> To do
Print exactly the lines from the first one down to the line that contains "import * as", both included, and skip the pictures.
═══ Record set ═══
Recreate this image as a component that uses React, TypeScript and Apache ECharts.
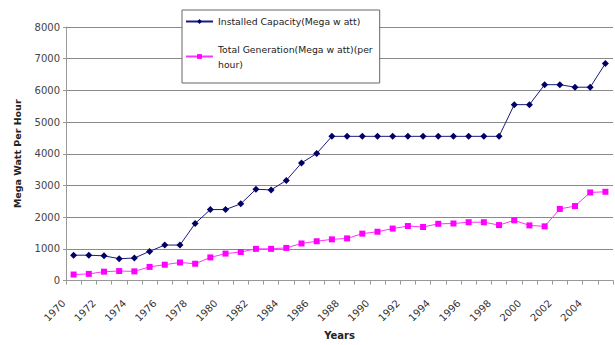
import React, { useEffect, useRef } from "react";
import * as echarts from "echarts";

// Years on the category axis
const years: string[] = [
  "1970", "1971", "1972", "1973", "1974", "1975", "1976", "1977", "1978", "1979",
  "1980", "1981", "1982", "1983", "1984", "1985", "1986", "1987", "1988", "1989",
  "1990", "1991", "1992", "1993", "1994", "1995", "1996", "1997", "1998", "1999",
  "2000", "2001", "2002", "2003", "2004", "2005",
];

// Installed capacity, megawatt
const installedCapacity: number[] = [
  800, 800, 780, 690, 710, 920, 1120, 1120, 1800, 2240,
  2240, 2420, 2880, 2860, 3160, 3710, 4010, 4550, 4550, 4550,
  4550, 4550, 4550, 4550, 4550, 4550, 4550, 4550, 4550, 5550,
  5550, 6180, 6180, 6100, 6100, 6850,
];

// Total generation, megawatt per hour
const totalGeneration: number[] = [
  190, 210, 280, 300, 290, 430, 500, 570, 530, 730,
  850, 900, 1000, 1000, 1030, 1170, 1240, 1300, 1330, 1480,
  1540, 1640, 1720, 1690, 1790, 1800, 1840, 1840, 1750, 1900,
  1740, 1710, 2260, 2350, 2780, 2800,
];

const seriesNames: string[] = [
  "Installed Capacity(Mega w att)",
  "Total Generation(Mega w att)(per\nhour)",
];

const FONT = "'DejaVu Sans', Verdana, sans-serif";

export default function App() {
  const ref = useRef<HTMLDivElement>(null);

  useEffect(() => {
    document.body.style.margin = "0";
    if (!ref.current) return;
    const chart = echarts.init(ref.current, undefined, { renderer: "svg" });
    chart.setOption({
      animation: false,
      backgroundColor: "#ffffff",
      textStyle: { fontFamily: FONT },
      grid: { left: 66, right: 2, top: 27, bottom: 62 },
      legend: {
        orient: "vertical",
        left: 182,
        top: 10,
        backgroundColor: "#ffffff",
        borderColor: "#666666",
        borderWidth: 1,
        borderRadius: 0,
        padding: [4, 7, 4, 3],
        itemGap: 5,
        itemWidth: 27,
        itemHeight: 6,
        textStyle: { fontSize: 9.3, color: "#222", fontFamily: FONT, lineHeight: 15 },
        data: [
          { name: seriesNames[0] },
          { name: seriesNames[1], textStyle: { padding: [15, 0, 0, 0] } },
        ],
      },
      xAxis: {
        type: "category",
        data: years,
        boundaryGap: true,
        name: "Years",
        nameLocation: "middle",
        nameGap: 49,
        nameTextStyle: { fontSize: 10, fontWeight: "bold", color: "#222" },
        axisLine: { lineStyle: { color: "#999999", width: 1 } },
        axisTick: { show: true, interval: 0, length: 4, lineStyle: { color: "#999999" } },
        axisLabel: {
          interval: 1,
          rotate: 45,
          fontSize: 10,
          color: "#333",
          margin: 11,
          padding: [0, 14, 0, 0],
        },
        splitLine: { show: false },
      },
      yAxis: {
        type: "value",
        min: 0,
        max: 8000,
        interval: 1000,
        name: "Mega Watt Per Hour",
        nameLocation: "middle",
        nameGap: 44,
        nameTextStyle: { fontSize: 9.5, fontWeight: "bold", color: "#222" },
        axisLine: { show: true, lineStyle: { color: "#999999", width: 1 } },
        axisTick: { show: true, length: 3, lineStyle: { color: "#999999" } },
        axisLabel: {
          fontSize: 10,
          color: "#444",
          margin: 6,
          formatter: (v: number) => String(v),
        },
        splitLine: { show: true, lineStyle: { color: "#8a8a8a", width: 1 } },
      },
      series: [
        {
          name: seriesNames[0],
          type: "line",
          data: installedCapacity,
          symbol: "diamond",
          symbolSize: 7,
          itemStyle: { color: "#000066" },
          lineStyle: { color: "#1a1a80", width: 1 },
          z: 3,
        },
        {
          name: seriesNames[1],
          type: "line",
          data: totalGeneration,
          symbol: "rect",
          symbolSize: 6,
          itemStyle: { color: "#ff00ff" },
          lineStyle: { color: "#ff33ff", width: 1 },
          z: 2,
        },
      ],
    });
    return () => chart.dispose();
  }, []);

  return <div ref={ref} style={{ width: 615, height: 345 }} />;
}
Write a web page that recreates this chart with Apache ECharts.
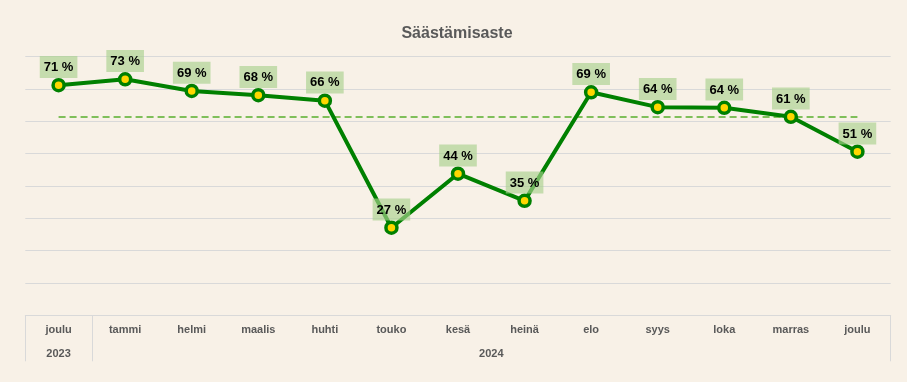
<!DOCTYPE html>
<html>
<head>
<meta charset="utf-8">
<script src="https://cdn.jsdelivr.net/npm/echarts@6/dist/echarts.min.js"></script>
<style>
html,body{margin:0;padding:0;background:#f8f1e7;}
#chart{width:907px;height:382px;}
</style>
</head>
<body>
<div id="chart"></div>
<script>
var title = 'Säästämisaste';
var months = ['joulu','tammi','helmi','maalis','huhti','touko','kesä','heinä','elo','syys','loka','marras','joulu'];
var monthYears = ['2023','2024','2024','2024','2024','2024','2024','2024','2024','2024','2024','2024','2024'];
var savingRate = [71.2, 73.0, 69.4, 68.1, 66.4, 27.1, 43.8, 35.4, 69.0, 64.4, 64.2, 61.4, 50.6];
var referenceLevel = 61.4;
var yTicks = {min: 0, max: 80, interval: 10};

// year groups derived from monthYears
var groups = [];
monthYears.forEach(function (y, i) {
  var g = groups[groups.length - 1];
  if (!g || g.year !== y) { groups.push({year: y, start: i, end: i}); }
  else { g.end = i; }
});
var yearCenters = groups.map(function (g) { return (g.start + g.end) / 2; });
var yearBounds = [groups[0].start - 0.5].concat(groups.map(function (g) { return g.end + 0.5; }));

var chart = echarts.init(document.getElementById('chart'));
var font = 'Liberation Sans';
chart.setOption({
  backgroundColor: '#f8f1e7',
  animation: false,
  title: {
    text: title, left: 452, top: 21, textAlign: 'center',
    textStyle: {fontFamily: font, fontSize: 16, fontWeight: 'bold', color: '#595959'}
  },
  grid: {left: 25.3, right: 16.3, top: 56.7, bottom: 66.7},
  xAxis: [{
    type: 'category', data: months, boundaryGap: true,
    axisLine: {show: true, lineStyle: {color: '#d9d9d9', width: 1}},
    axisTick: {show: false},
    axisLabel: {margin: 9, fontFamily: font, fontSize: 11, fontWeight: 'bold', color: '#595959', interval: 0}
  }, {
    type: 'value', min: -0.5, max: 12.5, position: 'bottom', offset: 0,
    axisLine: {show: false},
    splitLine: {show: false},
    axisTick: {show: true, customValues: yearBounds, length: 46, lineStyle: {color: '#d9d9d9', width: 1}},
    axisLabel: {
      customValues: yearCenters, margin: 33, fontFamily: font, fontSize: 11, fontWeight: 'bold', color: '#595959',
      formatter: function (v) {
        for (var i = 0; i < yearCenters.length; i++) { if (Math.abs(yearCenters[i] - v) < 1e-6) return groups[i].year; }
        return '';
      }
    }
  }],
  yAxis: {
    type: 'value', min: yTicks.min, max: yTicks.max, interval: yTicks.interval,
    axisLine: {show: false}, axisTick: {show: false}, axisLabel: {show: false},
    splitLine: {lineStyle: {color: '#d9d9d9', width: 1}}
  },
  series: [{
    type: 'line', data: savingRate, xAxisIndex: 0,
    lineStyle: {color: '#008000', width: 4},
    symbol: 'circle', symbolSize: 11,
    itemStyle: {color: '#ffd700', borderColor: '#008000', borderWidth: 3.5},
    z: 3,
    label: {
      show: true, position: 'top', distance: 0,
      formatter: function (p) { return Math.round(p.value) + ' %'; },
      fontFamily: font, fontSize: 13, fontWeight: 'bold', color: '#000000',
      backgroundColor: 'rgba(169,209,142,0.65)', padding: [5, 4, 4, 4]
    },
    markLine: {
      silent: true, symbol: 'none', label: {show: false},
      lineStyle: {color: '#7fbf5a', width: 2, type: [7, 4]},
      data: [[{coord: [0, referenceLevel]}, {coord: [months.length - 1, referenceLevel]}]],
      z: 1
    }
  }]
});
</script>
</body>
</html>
═══
> Solved problem
Recreate this image as a component that uses React, TypeScript and Apache ECharts.
import React, { useEffect, useRef } from "react";
import * as echarts from "echarts";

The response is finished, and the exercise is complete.